* _WHAT THE TASK REQUIRES_:
Please reproduce every record, keeping each one exactly as written.

----- MATERIAL SHOWN

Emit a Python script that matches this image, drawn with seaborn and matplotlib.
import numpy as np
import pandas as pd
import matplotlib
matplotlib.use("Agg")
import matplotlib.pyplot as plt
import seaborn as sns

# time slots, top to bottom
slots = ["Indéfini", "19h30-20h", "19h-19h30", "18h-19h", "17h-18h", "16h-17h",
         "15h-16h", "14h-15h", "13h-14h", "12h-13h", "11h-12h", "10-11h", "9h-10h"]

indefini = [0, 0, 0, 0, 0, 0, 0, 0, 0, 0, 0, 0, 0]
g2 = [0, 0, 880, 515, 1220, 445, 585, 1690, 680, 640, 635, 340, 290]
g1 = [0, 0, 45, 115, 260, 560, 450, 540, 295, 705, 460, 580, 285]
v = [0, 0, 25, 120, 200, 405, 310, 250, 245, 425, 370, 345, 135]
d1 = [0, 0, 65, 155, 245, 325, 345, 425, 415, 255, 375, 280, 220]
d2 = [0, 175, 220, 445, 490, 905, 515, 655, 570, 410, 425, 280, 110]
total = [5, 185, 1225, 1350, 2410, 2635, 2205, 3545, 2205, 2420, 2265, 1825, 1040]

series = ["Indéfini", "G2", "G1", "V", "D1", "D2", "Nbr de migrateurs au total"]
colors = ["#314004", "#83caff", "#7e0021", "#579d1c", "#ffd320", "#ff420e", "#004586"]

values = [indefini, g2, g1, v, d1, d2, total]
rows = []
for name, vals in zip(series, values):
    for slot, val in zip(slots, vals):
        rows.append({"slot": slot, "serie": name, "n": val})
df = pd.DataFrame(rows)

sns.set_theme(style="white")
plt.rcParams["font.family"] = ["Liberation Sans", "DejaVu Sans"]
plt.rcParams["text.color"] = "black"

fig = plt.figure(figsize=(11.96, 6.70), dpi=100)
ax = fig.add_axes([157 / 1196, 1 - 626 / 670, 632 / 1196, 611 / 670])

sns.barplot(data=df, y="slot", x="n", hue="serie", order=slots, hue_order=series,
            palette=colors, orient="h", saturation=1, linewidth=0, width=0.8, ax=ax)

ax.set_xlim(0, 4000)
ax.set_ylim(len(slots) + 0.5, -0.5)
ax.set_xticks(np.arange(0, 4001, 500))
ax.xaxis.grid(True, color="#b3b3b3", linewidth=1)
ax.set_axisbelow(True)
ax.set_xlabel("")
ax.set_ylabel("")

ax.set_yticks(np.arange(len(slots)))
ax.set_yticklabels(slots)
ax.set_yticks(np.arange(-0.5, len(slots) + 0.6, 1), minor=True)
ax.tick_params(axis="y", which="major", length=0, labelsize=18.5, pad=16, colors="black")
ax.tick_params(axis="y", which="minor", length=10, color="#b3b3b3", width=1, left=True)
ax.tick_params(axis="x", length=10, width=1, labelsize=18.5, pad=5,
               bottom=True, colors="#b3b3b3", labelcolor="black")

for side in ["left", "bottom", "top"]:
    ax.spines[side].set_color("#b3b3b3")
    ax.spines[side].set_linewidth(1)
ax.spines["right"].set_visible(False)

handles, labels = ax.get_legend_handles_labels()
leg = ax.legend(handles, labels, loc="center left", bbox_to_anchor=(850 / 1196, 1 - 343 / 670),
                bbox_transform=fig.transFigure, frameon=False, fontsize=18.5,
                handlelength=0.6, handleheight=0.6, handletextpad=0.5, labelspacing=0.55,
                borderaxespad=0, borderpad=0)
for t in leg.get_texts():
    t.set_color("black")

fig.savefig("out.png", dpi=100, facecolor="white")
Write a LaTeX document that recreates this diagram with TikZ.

----------

* _ANSWER_:
Emit a Python script that matches this image, drawn with seaborn and matplotlib.
import numpy as np
import pandas as pd
import matplotlib
matplotlib.use("Agg")
import matplotlib.pyplot as plt
import seaborn as sns

# time slots, top to bottom
slots = ["Indéfini", "19h30-20h", "19h-19h30", "18h-19h", "17h-18h", "16h-17h",
         "15h-16h", "14h-15h", "13h-14h", "12h-13h", "11h-12h", "10-11h", "9h-10h"]

indefini = [0, 0, 0, 0, 0, 0, 0, 0, 0, 0, 0, 0, 0]
g2 = [0, 0, 880, 515, 1220, 445, 585, 1690, 680, 640, 635, 340, 290]
g1 = [0, 0, 45, 115, 260, 560, 450, 540, 295, 705, 460, 580, 285]
v = [0, 0, 25, 120, 200, 405, 310, 250, 245, 425, 370, 345, 135]
d1 = [0, 0, 65, 155, 245, 325, 345, 425, 415, 255, 375, 280, 220]
d2 = [0, 175, 220, 445, 490, 905, 515, 655, 570, 410, 425, 280, 110]
total = [5, 185, 1225, 1350, 2410, 2635, 2205, 3545, 2205, 2420, 2265, 1825, 1040]

series = ["Indéfini", "G2", "G1", "V", "D1", "D2", "Nbr de migrateurs au total"]
colors = ["#314004", "#83caff", "#7e0021", "#579d1c", "#ffd320", "#ff420e", "#004586"]

values = [indefini, g2, g1, v, d1, d2, total]
rows = []
for name, vals in zip(series, values):
    for slot, val in zip(slots, vals):
        rows.append({"slot": slot, "serie": name, "n": val})
df = pd.DataFrame(rows)

sns.set_theme(style="white")
plt.rcParams["font.family"] = ["Liberation Sans", "DejaVu Sans"]
plt.rcParams["text.color"] = "black"

fig = plt.figure(figsize=(11.96, 6.70), dpi=100)
ax = fig.add_axes([157 / 1196, 1 - 626 / 670, 632 / 1196, 611 / 670])

sns.barplot(data=df, y="slot", x="n", hue="serie", order=slots, hue_order=series,
            palette=colors, orient="h", saturation=1, linewidth=0, width=0.8, ax=ax)

ax.set_xlim(0, 4000)
ax.set_ylim(len(slots) + 0.5, -0.5)
ax.set_xticks(np.arange(0, 4001, 500))
ax.xaxis.grid(True, color="#b3b3b3", linewidth=1)
ax.set_axisbelow(True)
ax.set_xlabel("")
ax.set_ylabel("")

ax.set_yticks(np.arange(len(slots)))
ax.set_yticklabels(slots)
ax.set_yticks(np.arange(-0.5, len(slots) + 0.6, 1), minor=True)
ax.tick_params(axis="y", which="major", length=0, labelsize=18.5, pad=16, colors="black")
ax.tick_params(axis="y", which="minor", length=10, color="#b3b3b3", width=1, left=True)
ax.tick_params(axis="x", length=10, width=1, labelsize=18.5, pad=5,
               bottom=True, colors="#b3b3b3", labelcolor="black")

for side in ["left", "bottom", "top"]:
    ax.spines[side].set_color("#b3b3b3")
    ax.spines[side].set_linewidth(1)
ax.spines["right"].set_visible(False)

handles, labels = ax.get_legend_handles_labels()
leg = ax.legend(handles, labels, loc="center left", bbox_to_anchor=(850 / 1196, 1 - 343 / 670),
                bbox_transform=fig.transFigure, frameon=False, fontsize=18.5,
                handlelength=0.6, handleheight=0.6, handletextpad=0.5, labelspacing=0.55,
                borderaxespad=0, borderpad=0)
for t in leg.get_texts():
    t.set_color("black")

fig.savefig("out.png", dpi=100, facecolor="white")
Write a LaTeX document that recreates this diagram with TikZ.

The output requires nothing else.